Extracted records:
/---
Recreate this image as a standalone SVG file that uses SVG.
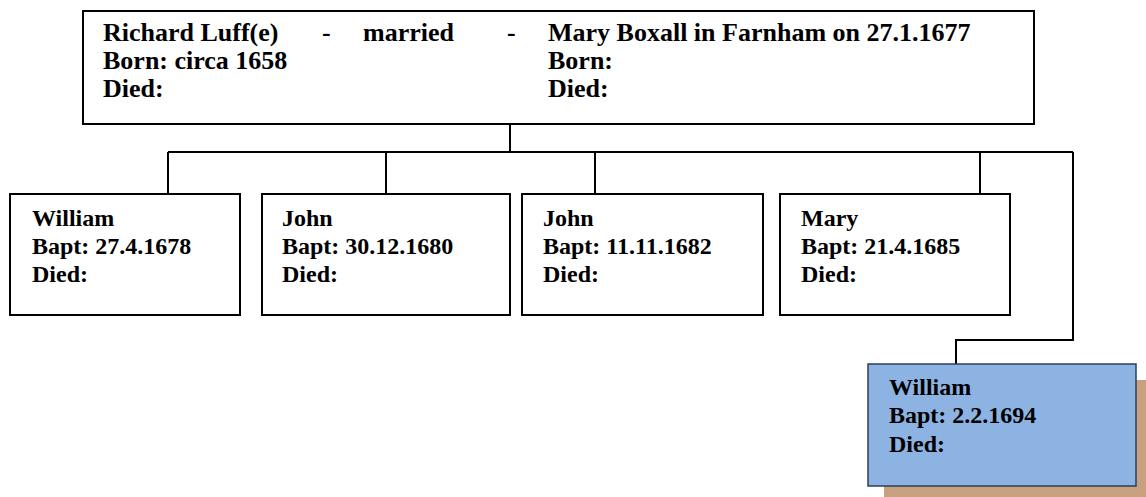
<svg xmlns="http://www.w3.org/2000/svg" width="1146" height="497" viewBox="0 0 1146 497">
<style>
.box{fill:#fff;stroke:#000;stroke-width:2}
.blue{fill:#8DB3E2;stroke:#2b3f5c;stroke-width:1.5}
.shadow{fill:#C8A080;stroke:none}
.t{font-family:"Liberation Serif","Times New Roman",serif;font-weight:bold;font-size:24px;fill:#000}
.tt{font-family:"Liberation Serif","Times New Roman",serif;font-weight:bold;font-size:26px;fill:#000}
.c{fill:none;stroke:#000;stroke-width:2}
</style>
<rect width="1146" height="497" fill="#fff"/>
<g id="connectors">
<path class="c" d="M510 124V152M168 152H1073M168 152V194M386 152V194M595 152V194M980 152V194M1073 152V340H956V364"/>
</g>
<g id="parents">
<rect class="box" x="83" y="11" width="951" height="113"/>
<text class="tt" x="103" y="41">Richard Luff(e)</text>
<text class="tt" x="322" y="41">-</text>
<text class="tt" x="363" y="41">married</text>
<text class="tt" x="507" y="41">-</text>
<text class="tt" x="548" y="41">Mary Boxall in Farnham on 27.1.1677</text>
<text class="tt" x="103" y="69">Born: circa 1658</text>
<text class="tt" x="548" y="69">Born:</text>
<text class="tt" x="103" y="97">Died:</text>
<text class="tt" x="548" y="97">Died:</text>
</g>
<g id="william1">
<rect class="box" x="10" y="194" width="230" height="121"/>
<text class="t" x="32" y="226">William</text>
<text class="t" x="32" y="254">Bapt: 27.4.1678</text>
<text class="t" x="32" y="282">Died:</text>
</g>
<g id="john1">
<rect class="box" x="262" y="194" width="248" height="121"/>
<text class="t" x="282" y="226">John</text>
<text class="t" x="282" y="254">Bapt: 30.12.1680</text>
<text class="t" x="282" y="282">Died:</text>
</g>
<g id="john2">
<rect class="box" x="522" y="194" width="241" height="121"/>
<text class="t" x="543" y="226">John</text>
<text class="t" x="543" y="254">Bapt: 11.11.1682</text>
<text class="t" x="543" y="282">Died:</text>
</g>
<g id="mary">
<rect class="box" x="780" y="194" width="230" height="121"/>
<text class="t" x="801" y="226">Mary</text>
<text class="t" x="801" y="254">Bapt: 21.4.1685</text>
<text class="t" x="801" y="282">Died:</text>
</g>
<g id="william2">
<rect class="shadow" x="884" y="380" width="268" height="122"/>
<rect class="blue" x="868" y="364" width="268" height="122"/>
<text class="t" x="889" y="395">William</text>
<text class="t" x="889" y="423">Bapt: 2.2.1694</text>
<text class="t" x="889" y="452">Died:</text>
</g>
</svg>
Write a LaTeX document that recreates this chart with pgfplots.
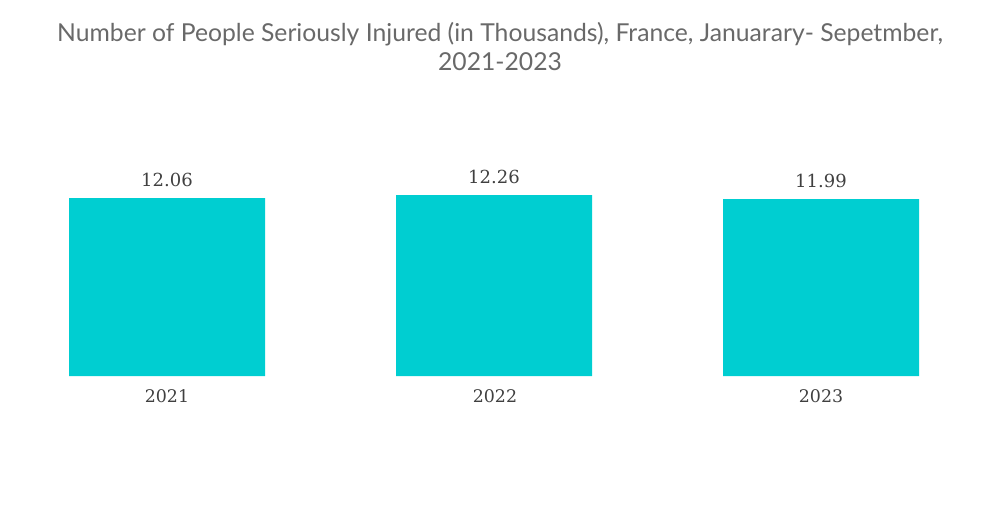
\---
Exercise description
From the entries above, output every line exactly and omit any image.

Exercise response
Recreate this image as a standalone SVG file that uses SVG.
<svg xmlns="http://www.w3.org/2000/svg" width="1146" height="497" viewBox="0 0 1146 497">
<style>
.box{fill:#fff;stroke:#000;stroke-width:2}
.blue{fill:#8DB3E2;stroke:#2b3f5c;stroke-width:1.5}
.shadow{fill:#C8A080;stroke:none}
.t{font-family:"Liberation Serif","Times New Roman",serif;font-weight:bold;font-size:24px;fill:#000}
.tt{font-family:"Liberation Serif","Times New Roman",serif;font-weight:bold;font-size:26px;fill:#000}
.c{fill:none;stroke:#000;stroke-width:2}
</style>
<rect width="1146" height="497" fill="#fff"/>
<g id="connectors">
<path class="c" d="M510 124V152M168 152H1073M168 152V194M386 152V194M595 152V194M980 152V194M1073 152V340H956V364"/>
</g>
<g id="parents">
<rect class="box" x="83" y="11" width="951" height="113"/>
<text class="tt" x="103" y="41">Richard Luff(e)</text>
<text class="tt" x="322" y="41">-</text>
<text class="tt" x="363" y="41">married</text>
<text class="tt" x="507" y="41">-</text>
<text class="tt" x="548" y="41">Mary Boxall in Farnham on 27.1.1677</text>
<text class="tt" x="103" y="69">Born: circa 1658</text>
<text class="tt" x="548" y="69">Born:</text>
<text class="tt" x="103" y="97">Died:</text>
<text class="tt" x="548" y="97">Died:</text>
</g>
<g id="william1">
<rect class="box" x="10" y="194" width="230" height="121"/>
<text class="t" x="32" y="226">William</text>
<text class="t" x="32" y="254">Bapt: 27.4.1678</text>
<text class="t" x="32" y="282">Died:</text>
</g>
<g id="john1">
<rect class="box" x="262" y="194" width="248" height="121"/>
<text class="t" x="282" y="226">John</text>
<text class="t" x="282" y="254">Bapt: 30.12.1680</text>
<text class="t" x="282" y="282">Died:</text>
</g>
<g id="john2">
<rect class="box" x="522" y="194" width="241" height="121"/>
<text class="t" x="543" y="226">John</text>
<text class="t" x="543" y="254">Bapt: 11.11.1682</text>
<text class="t" x="543" y="282">Died:</text>
</g>
<g id="mary">
<rect class="box" x="780" y="194" width="230" height="121"/>
<text class="t" x="801" y="226">Mary</text>
<text class="t" x="801" y="254">Bapt: 21.4.1685</text>
<text class="t" x="801" y="282">Died:</text>
</g>
<g id="william2">
<rect class="shadow" x="884" y="380" width="268" height="122"/>
<rect class="blue" x="868" y="364" width="268" height="122"/>
<text class="t" x="889" y="395">William</text>
<text class="t" x="889" y="423">Bapt: 2.2.1694</text>
<text class="t" x="889" y="452">Died:</text>
</g>
</svg>
Write a LaTeX document that recreates this chart with pgfplots.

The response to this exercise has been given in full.